> _DATASET EXCERPT_:
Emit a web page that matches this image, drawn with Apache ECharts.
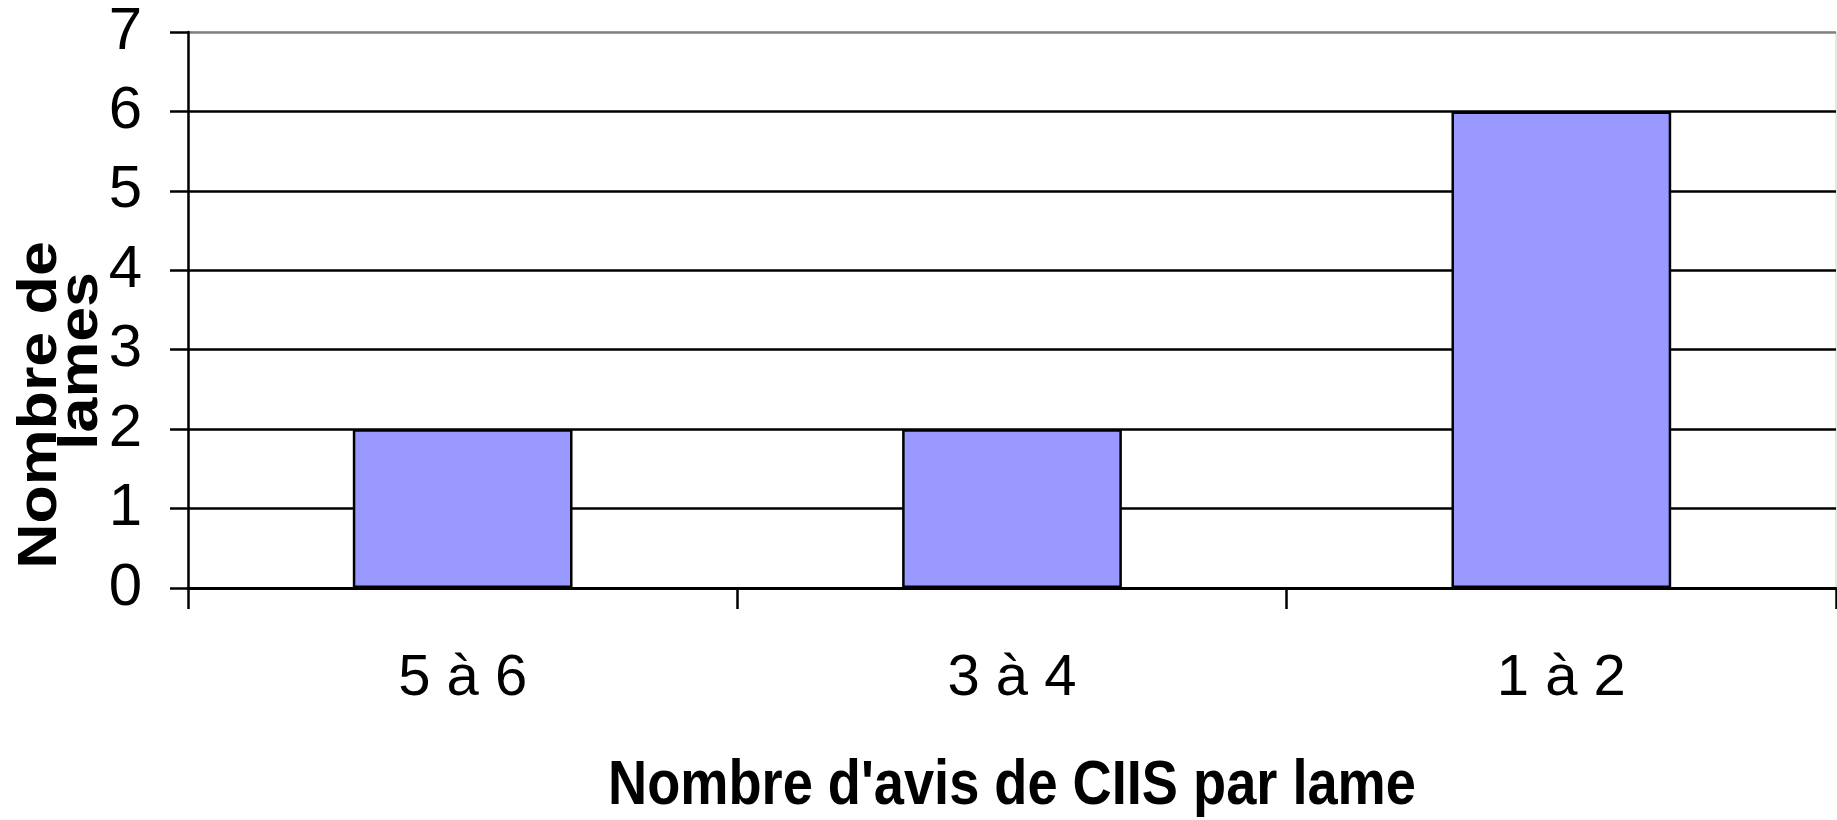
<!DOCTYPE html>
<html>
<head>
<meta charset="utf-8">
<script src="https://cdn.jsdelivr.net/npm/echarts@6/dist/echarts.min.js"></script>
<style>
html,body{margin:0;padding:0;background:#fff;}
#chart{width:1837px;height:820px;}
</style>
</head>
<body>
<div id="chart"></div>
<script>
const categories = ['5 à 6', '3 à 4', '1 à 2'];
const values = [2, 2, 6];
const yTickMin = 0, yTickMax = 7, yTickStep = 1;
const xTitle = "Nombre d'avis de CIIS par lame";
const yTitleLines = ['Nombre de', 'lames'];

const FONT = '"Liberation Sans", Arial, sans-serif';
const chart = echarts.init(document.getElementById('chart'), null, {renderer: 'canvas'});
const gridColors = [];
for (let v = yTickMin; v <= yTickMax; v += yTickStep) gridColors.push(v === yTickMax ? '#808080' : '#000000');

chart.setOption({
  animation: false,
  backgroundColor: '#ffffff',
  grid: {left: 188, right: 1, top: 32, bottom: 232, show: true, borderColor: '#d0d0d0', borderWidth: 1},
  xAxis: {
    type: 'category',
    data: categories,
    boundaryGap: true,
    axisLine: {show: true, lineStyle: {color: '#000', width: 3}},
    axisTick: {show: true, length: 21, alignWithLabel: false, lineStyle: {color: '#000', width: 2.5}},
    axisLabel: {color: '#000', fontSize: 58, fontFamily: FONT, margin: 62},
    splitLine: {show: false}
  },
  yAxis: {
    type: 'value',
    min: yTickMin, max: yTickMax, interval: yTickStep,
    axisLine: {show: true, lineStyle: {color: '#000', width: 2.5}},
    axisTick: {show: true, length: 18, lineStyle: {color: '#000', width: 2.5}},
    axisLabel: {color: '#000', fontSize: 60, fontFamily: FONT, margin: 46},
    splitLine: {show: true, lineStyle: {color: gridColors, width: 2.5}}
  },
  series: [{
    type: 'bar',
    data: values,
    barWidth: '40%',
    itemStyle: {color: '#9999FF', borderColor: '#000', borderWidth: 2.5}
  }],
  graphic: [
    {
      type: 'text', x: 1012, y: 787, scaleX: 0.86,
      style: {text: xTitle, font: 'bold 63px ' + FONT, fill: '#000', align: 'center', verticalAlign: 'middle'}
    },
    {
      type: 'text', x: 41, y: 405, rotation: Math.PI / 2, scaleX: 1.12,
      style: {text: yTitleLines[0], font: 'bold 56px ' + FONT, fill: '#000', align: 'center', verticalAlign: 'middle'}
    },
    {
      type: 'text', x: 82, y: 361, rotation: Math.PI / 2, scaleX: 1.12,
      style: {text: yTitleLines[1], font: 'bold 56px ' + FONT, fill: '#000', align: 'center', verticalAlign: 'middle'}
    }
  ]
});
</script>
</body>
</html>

> _WHAT YOU ARE ASKED TO DO_:
Return the listing above word for word, with the pictures removed.

> _WORKED ANSWER_:
Emit a web page that matches this image, drawn with Apache ECharts.
<!DOCTYPE html>
<html>
<head>
<meta charset="utf-8">
<script src="https://cdn.jsdelivr.net/npm/echarts@6/dist/echarts.min.js"></script>
<style>
html,body{margin:0;padding:0;background:#fff;}
#chart{width:1837px;height:820px;}
</style>
</head>
<body>
<div id="chart"></div>
<script>
const categories = ['5 à 6', '3 à 4', '1 à 2'];
const values = [2, 2, 6];
const yTickMin = 0, yTickMax = 7, yTickStep = 1;
const xTitle = "Nombre d'avis de CIIS par lame";
const yTitleLines = ['Nombre de', 'lames'];

const FONT = '"Liberation Sans", Arial, sans-serif';
const chart = echarts.init(document.getElementById('chart'), null, {renderer: 'canvas'});
const gridColors = [];
for (let v = yTickMin; v <= yTickMax; v += yTickStep) gridColors.push(v === yTickMax ? '#808080' : '#000000');

chart.setOption({
  animation: false,
  backgroundColor: '#ffffff',
  grid: {left: 188, right: 1, top: 32, bottom: 232, show: true, borderColor: '#d0d0d0', borderWidth: 1},
  xAxis: {
    type: 'category',
    data: categories,
    boundaryGap: true,
    axisLine: {show: true, lineStyle: {color: '#000', width: 3}},
    axisTick: {show: true, length: 21, alignWithLabel: false, lineStyle: {color: '#000', width: 2.5}},
    axisLabel: {color: '#000', fontSize: 58, fontFamily: FONT, margin: 62},
    splitLine: {show: false}
  },
  yAxis: {
    type: 'value',
    min: yTickMin, max: yTickMax, interval: yTickStep,
    axisLine: {show: true, lineStyle: {color: '#000', width: 2.5}},
    axisTick: {show: true, length: 18, lineStyle: {color: '#000', width: 2.5}},
    axisLabel: {color: '#000', fontSize: 60, fontFamily: FONT, margin: 46},
    splitLine: {show: true, lineStyle: {color: gridColors, width: 2.5}}
  },
  series: [{
    type: 'bar',
    data: values,
    barWidth: '40%',
    itemStyle: {color: '#9999FF', borderColor: '#000', borderWidth: 2.5}
  }],
  graphic: [
    {
      type: 'text', x: 1012, y: 787, scaleX: 0.86,
      style: {text: xTitle, font: 'bold 63px ' + FONT, fill: '#000', align: 'center', verticalAlign: 'middle'}
    },
    {
      type: 'text', x: 41, y: 405, rotation: Math.PI / 2, scaleX: 1.12,
      style: {text: yTitleLines[0], font: 'bold 56px ' + FONT, fill: '#000', align: 'center', verticalAlign: 'middle'}
    },
    {
      type: 'text', x: 82, y: 361, rotation: Math.PI / 2, scaleX: 1.12,
      style: {text: yTitleLines[1], font: 'bold 56px ' + FONT, fill: '#000', align: 'center', verticalAlign: 'middle'}
    }
  ]
});
</script>
</body>
</html>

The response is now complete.